How does the time to pick rows change when the data gets bigger?
Analyze the time complexity of the following code snippet.
import pandas as pd
data = pd.DataFrame({
'A': range(1000),
'B': range(1000, 2000)
})
selected_rows = data.loc[100:199]
This code selects rows from index 100 to 199 using loc.
Identify the loops, recursion, array traversals that repeat.
- Primary operation: Accessing each row in the selected range.
- How many times: Once for each row in the slice (here, 100 times).
When you select more rows, the time grows roughly with how many rows you pick.

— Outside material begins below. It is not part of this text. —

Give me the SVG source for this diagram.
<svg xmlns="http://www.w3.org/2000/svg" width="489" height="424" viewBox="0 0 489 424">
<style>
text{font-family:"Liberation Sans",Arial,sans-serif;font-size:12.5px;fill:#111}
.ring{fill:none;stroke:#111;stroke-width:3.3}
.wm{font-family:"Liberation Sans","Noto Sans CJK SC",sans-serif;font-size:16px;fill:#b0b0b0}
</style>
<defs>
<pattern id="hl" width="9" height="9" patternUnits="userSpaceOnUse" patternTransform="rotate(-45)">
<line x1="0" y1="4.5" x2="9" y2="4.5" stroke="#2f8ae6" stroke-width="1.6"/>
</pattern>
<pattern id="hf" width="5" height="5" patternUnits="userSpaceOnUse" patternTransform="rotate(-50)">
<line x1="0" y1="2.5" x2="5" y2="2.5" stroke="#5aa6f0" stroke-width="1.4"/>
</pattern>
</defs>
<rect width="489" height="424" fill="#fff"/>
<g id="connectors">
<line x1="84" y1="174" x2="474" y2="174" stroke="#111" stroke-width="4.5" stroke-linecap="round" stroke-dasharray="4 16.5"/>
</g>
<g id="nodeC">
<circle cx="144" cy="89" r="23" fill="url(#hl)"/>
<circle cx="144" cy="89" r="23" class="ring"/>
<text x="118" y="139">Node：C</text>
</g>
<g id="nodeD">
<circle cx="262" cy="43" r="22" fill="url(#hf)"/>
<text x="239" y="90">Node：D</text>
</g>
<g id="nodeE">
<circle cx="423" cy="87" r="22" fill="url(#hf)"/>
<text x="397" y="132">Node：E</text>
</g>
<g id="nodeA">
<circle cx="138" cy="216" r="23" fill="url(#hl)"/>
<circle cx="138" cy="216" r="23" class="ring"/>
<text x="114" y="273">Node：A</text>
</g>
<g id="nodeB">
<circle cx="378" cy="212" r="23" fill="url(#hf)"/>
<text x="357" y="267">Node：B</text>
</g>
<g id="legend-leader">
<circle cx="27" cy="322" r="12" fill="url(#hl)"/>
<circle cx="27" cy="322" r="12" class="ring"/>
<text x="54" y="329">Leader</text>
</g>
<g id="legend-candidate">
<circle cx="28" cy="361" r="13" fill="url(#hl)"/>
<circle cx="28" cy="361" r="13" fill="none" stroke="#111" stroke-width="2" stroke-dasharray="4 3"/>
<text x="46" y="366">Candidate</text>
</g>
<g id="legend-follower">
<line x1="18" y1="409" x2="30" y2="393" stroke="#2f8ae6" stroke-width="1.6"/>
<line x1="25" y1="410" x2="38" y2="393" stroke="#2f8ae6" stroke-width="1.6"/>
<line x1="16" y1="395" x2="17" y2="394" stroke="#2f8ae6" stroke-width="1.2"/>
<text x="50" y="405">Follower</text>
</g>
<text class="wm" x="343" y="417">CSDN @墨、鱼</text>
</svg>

| Input Size (n) | Approx. Operations |
|---|---|
| 10 | About 10 row accesses |
| 100 | About 100 row accesses |
| 1000 | About 1000 row accesses |
Pattern observation: The time grows linearly with the number of rows selected.
Time Complexity: O(k)
This means the time grows directly with the number of rows you select, not the total table size.
[X] Wrong: "Selecting rows always takes time proportional to the whole table size."
[OK] Correct: Actually, selecting a slice accesses only the rows you want, so time depends on how many rows you pick, not the entire table.
Understanding how data selection scales helps you write efficient code and explain your choices clearly in real projects.
What if we select rows using a condition instead of a slice? How would the time complexity change?